With a new school year underway, it’s important to make sure students, faculty and staff are protected in the event of a fire emergency. All it takes is 90 seconds for a small flame to become completely out of control and turn into a major fire. Not to mention, smoke travels up to 120-420 feet per minute under fire conditions.
Both fire and smoke can spread quickly, and it is crucial to make sure that your facility is prepared, especially in areas that are hidden. Having properly installed and working dampers is just one of the many ways to protect your building and all its occupants during a fire. There are three different types of dampers: fire damper, smoke damper, and combination damper.

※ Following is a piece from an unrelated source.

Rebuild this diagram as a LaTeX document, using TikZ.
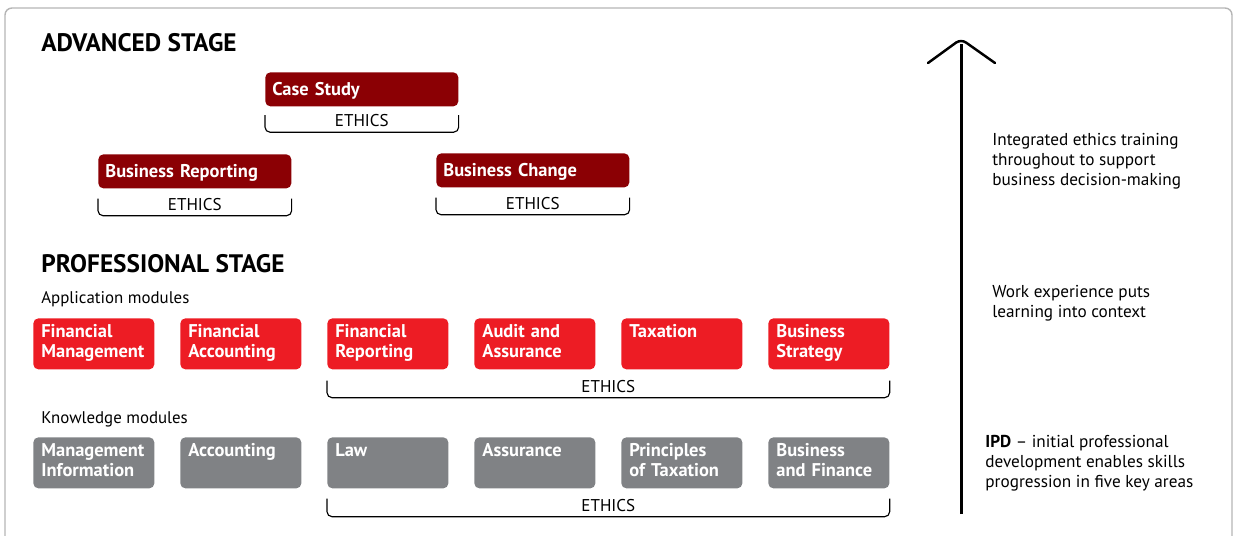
\documentclass[tikz,border=0pt]{standalone}
\usepackage{fontspec}
\setmainfont{PT Sans}
\usetikzlibrary{positioning}

\definecolor{advred}{HTML}{8B0004}
\definecolor{appred}{HTML}{ED1C24}
\definecolor{knowgray}{HTML}{808285}
\definecolor{framegray}{HTML}{B5B5B5}

\tikzset{
  module/.style={anchor=north west, rounded corners=0.1cm, text=white, align=left,
    text width=2.10cm, inner xsep=0.16cm, inner ysep=0pt, text height=0.38cm, text depth=0.64cm,
    font=\fontsize{10.5}{11.34}\selectfont\bfseries},
  appmod/.style={module, fill=appred},
  knowmod/.style={module, fill=knowgray},
  advmod/.style={module, fill=advred, text width=3.58cm, inner xsep=0.14cm,
    text height=0.46cm, text depth=0.22cm},
  bracket/.style={draw, line width=0.65pt, rounded corners=0.1cm},
  ethics/.style={anchor=south, inner sep=0.1cm, font=\fontsize{9.7}{11}\selectfont},
  heading/.style={anchor=base west, inner sep=0pt, font=\fontsize{14.4}{16}\selectfont\bfseries},
  sublabel/.style={anchor=base west, inner sep=0pt, font=\fontsize{9.6}{11}\selectfont},
  note/.style={anchor=north west, inner sep=0pt, align=left, font=\fontsize{9.8}{11.34}\selectfont},
  shaft/.style={line width=1.7pt},
  chevron/.style={line width=1.4pt, line cap=round, rounded corners=0.12cm},
}

\begin{document}
\begin{tikzpicture}[x=0.02cm,y=-0.02cm]
\useasboundingbox (0,0) rectangle (1238,535);
% outer frame, open at the bottom
\draw[framegray, line width=0.8pt, rounded corners=0.14cm] (5,560) -- (5,8) -- (1232,8) -- (1232,560);

% advanced stage
\node[heading] (advtitle) at (41,51) {ADVANCED STAGE};
\node[advmod] (cs) at (265,72) {Case Study};
\node[advmod] (br) at (98,154) {Business Reporting};
\node[advmod] (bc) at (436,153) {Business Change};

\draw[bracket] ([yshift=-0.17cm]cs.south west) -- ([yshift=-0.51cm]cs.south west)
  -- ([yshift=-0.51cm]cs.south east) -- ([yshift=-0.17cm]cs.south east);
\node[ethics] (csethics) at ([yshift=-0.51cm]cs.south) {ETHICS};
\draw[bracket] ([yshift=-0.2cm]br.south west) -- ([yshift=-0.54cm]br.south west)
  -- ([yshift=-0.54cm]br.south east) -- ([yshift=-0.2cm]br.south east);
\node[ethics] (brethics) at ([yshift=-0.54cm]br.south) {ETHICS};
\draw[bracket] ([yshift=-0.2cm]bc.south west) -- ([yshift=-0.54cm]bc.south west)
  -- ([yshift=-0.54cm]bc.south east) -- ([yshift=-0.2cm]bc.south east);
\node[ethics] (bcethics) at ([yshift=-0.54cm]bc.south) {ETHICS};

% professional stage
\node[heading] (protitle) at (41,272) {PROFESSIONAL STAGE};
\node[sublabel] (applabel) at (41,303) {Application modules};
\node[appmod] (fm) at (33,318) {Financial\\Management};
\node[appmod] (fa) at (180,318) {Financial\\Accounting};
\node[appmod] (fr) at (327,318) {Financial\\Reporting};
\node[appmod] (aa) at (474,318) {Audit and\\Assurance};
\node[appmod] (tx) at (621,318) {Taxation};
\node[appmod] (bs) at (768,318) {Business\\Strategy};

\draw[bracket] ([yshift=-0.22cm]fr.south west) -- ([yshift=-0.56cm]fr.south west)
  -- ([yshift=-0.56cm]bs.south east) -- ([yshift=-0.22cm]bs.south east);
\path ([yshift=-0.56cm]fr.south west) -- ([yshift=-0.56cm]bs.south east)
  node[ethics, midway] (appethics) {ETHICS};

\node[sublabel] (knowlabel) at (41,423) {Knowledge modules};
\node[knowmod] (mi) at (33,437) {Management\\Information};
\node[knowmod] (ac) at (180,437) {Accounting};
\node[knowmod] (lw) at (327,437) {Law};
\node[knowmod] (as) at (474,437) {Assurance};
\node[knowmod] (pt) at (621,437) {Principles\\of Taxation};
\node[knowmod] (bf) at (768,437) {Business\\and Finance};

\draw[bracket] ([yshift=-0.2cm]lw.south west) -- ([yshift=-0.56cm]lw.south west)
  -- ([yshift=-0.56cm]bf.south east) -- ([yshift=-0.2cm]bf.south east);
\path ([yshift=-0.56cm]lw.south west) -- ([yshift=-0.56cm]bf.south east)
  node[ethics, midway] (knowethics) {ETHICS};

% progression arrow
\coordinate (arrowfoot) at (961,514);
\coordinate (arrowneck) at (961,44);
\coordinate (barbleft) at (928,63);
\coordinate (arrowtip) at (961,39);
\coordinate (barbright) at (995,63);
\draw[shaft] (arrowfoot) -- (arrowneck);
\draw[chevron] (barbleft) -- (arrowtip) -- (barbright);

\node[note] (ethicsnote) at (992,133) {Integrated ethics training\\throughout to support\\business decision-making};
\node[note] (worknote) at (992,285) {Work experience puts\\learning into context};
\node[note] (ipdnote) at (985,435) {\textbf{IPD} -- initial professional\\development enables skills\\progression in five key areas};
\end{tikzpicture}
\end{document}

Fire dampers prevent the spread of fire within the ductwork through fire-resistance rated walls and floors. For example, when the temperature rises the fusible link melts, which shuts the damper and prevents the spread of flames. Fire damper deficiencies include:
- Screw in track
- Linkage out of alignment or broken
- Bound in tracks (racking)
- Damper rusted
- Damper propped open
Smoke dampers are designed to resist the passage of air and smoke within the ductwork. A smoke detector, which is located inside the duct will send a signal to the smoke damper when smoke is detected. The smoke damper will then be shut by the actuator that is attached to the damper. Smoke damper deficiencies include:
- No Air to Actuator
- No Airline to Actuator
- Not Enough Air to Actuator
- No Power to Actuator
- No Power Wired to Actuator
Combination dampers, which are both a fire and a smoke damper in one, are used in areas of the ductwork where both fire and smoke barriers are located to prevent the spread of both fire and smoke.

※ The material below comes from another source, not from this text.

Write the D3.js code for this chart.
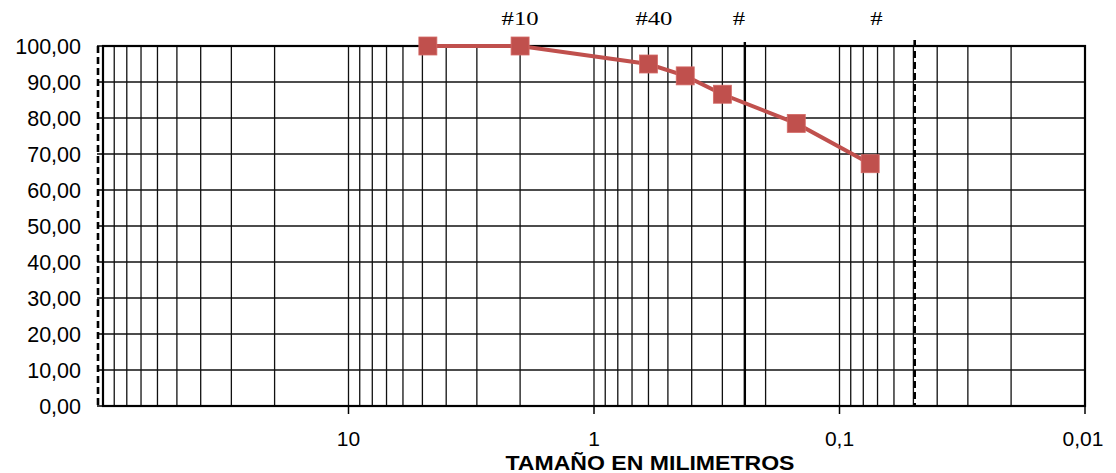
<!DOCTYPE html>
<html>
<head>
<meta charset="utf-8">
<script src="https://cdn.jsdelivr.net/npm/d3@7"></script>
<style>
  html, body { margin: 0; padding: 0; background: #fff; }
  svg { display: block; }
</style>
</head>
<body>
<div id="chart"></div>
<script>
// Sieve sizes (mm) and percent passing
const sizes = [4.75, 2.00, 0.60, 0.425, 0.30, 0.15, 0.075];
const passing = [100, 100, 95.0, 91.7, 86.6, 78.5, 67.3];

// X tick labels (decades) and y ticks
const xLabelTicks = [10, 1, 0.1, 0.01];
const yTicks = [0, 10, 20, 30, 40, 50, 60, 70, 80, 90, 100];

// Sieve labels above the plot
const sieveLabels = ["#10", "#40", "#", "#"];
const sieveLabelPos = [2.0, 0.57, 0.257, 0.0707];

// Reference vertical lines
const solidLines = [0.243];
const dashedLines = [104.8, 0.0494];

const width = 1116, height = 473;
const margins = { left: 103, right: 31, top: 46, bottom: 67 };

const comma = d3.formatLocale({ decimal: ",", thousands: ".", grouping: [3], currency: ["", ""] });
const fmtY = comma.format(".2f");
const fmtX = d => comma.format("~g")(d);

const svg = d3.select("#chart").append("svg")
    .attr("width", width)
    .attr("height", height);

const x = d3.scaleLog()
    .domain([100, 0.01])
    .range([margins.left, width - margins.right]);

const y = d3.scaleLinear()
    .domain([0, 100])
    .range([height - margins.bottom, margins.top]);

const plotTop = y(100), plotBottom = y(0);

// Vertical log gridlines
svg.append("g")
    .selectAll("line")
    .data(x.ticks())
    .enter()
    .append("line")
    .attr("x1", d => x(d)).attr("x2", d => x(d))
    .attr("y1", plotTop).attr("y2", plotBottom)
    .attr("stroke", "#111")
    .attr("stroke-width", 1.3);

// Horizontal gridlines
svg.append("g")
    .selectAll("line")
    .data(yTicks)
    .enter()
    .append("line")
    .attr("x1", x(100)).attr("x2", x(0.01))
    .attr("y1", d => y(d)).attr("y2", d => y(d))
    .attr("stroke", "#111")
    .attr("stroke-width", 1.3);

// Y tick marks + labels
svg.append("g")
    .selectAll("line")
    .data(yTicks)
    .enter()
    .append("line")
    .attr("x1", margins.left - 6).attr("x2", margins.left)
    .attr("y1", d => y(d)).attr("y2", d => y(d))
    .attr("stroke", "#000")
    .attr("stroke-width", 1.5);

svg.append("g")
    .selectAll("text")
    .data(yTicks)
    .enter()
    .append("text")
    .attr("x", 81)
    .attr("y", d => y(d) + 7.5)
    .attr("text-anchor", "end")
    .attr("font-family", "Liberation Sans, Arial, sans-serif")
    .attr("font-size", "21.5px")
    .attr("fill", "#000")
    .text(d => fmtY(d));

// X ticks + labels
svg.append("g")
    .selectAll("line")
    .data(xLabelTicks)
    .enter()
    .append("line")
    .attr("x1", d => x(d)).attr("x2", d => x(d))
    .attr("y1", plotBottom).attr("y2", plotBottom + 8)
    .attr("stroke", "#000")
    .attr("stroke-width", 1.5);

svg.append("g")
    .selectAll("text")
    .data(xLabelTicks)
    .enter()
    .append("text")
    .attr("x", d => x(d) - (d === 0.01 ? 2 : 0))
    .attr("y", plotBottom + 40)
    .attr("text-anchor", "middle")
    .attr("font-family", "Liberation Sans, Arial, sans-serif")
    .attr("font-size", "21px")
    .attr("fill", "#000")
    .text(d => fmtX(d));

// Frame
svg.append("rect")
    .attr("x", x(100)).attr("y", plotTop)
    .attr("width", x(0.01) - x(100))
    .attr("height", plotBottom - plotTop)
    .attr("fill", "none")
    .attr("stroke", "#000")
    .attr("stroke-width", 2.2);

// Reference lines
svg.append("g")
    .selectAll("line")
    .data(solidLines)
    .enter()
    .append("line")
    .attr("x1", d => x(d)).attr("x2", d => x(d))
    .attr("y1", plotTop - 4).attr("y2", plotBottom)
    .attr("stroke", "#000")
    .attr("stroke-width", 2.4);

svg.append("g")
    .selectAll("line")
    .data(dashedLines)
    .enter()
    .append("line")
    .attr("x1", d => x(d)).attr("x2", d => x(d))
    .attr("y1", d => d > 1 ? plotTop : plotTop - 6).attr("y2", plotBottom)
    .attr("stroke", "#000")
    .attr("stroke-width", 2.6)
    .attr("stroke-dasharray", "7,4");

// Sieve labels (horizontally stretched serif, as in the source)
svg.append("g")
    .selectAll("text")
    .data(sieveLabels)
    .enter()
    .append("text")
    .attr("transform", (d, i) => `translate(${x(sieveLabelPos[i])},25) scale(1.3,1)`)
    .attr("text-anchor", "middle")
    .attr("font-family", "Liberation Serif, Times New Roman, serif")
    .attr("font-size", "19px")
    .attr("fill", "#000")
    .text(d => d);

// Series line
const points = sizes.map((s, i) => [s, passing[i]]);
svg.append("path")
    .datum(points)
    .attr("fill", "none")
    .attr("stroke", "#C0504D")
    .attr("stroke-width", 4)
    .attr("d", d3.line().x(d => x(d[0])).y(d => y(d[1])));

// Markers
svg.append("g")
    .selectAll("rect")
    .data(points)
    .enter()
    .append("rect")
    .attr("x", d => x(d[0]) - 9)
    .attr("y", d => y(d[1]) - 9)
    .attr("width", 18)
    .attr("height", 18)
    .attr("fill", "#C0504D")
    .attr("stroke", "#D46A66")
    .attr("stroke-width", 0.8);

// Axis title
svg.append("text")
    .attr("x", 650)
    .attr("y", 470)
    .attr("text-anchor", "middle")
    .attr("font-family", "Liberation Sans, Arial, sans-serif")
    .attr("font-size", "20px")
    .attr("font-weight", "bold")
    .attr("textLength", 289)
    .attr("lengthAdjust", "spacingAndGlyphs")
    .attr("fill", "#000")
    .text("TAMAÑO EN MILIMETROS");
</script>
</body>
</html>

Dampers are a key component to a building’s overall fire and life safety plan. They help prevent the spread of fire and smoke by blocking access through the facility’s ventilation system. However, this means dampers are hidden from view, which means they are less likely to be though about. Dampers also have a tendency to frequently fail, which is why they must be maintained on a routine basis. According to the National Fire Protection Association (NFPA) 90A and 105 state, “Each damper shall be tested and inspected one year after installation” and “The test and inspection frequency shall then be every 4 years”.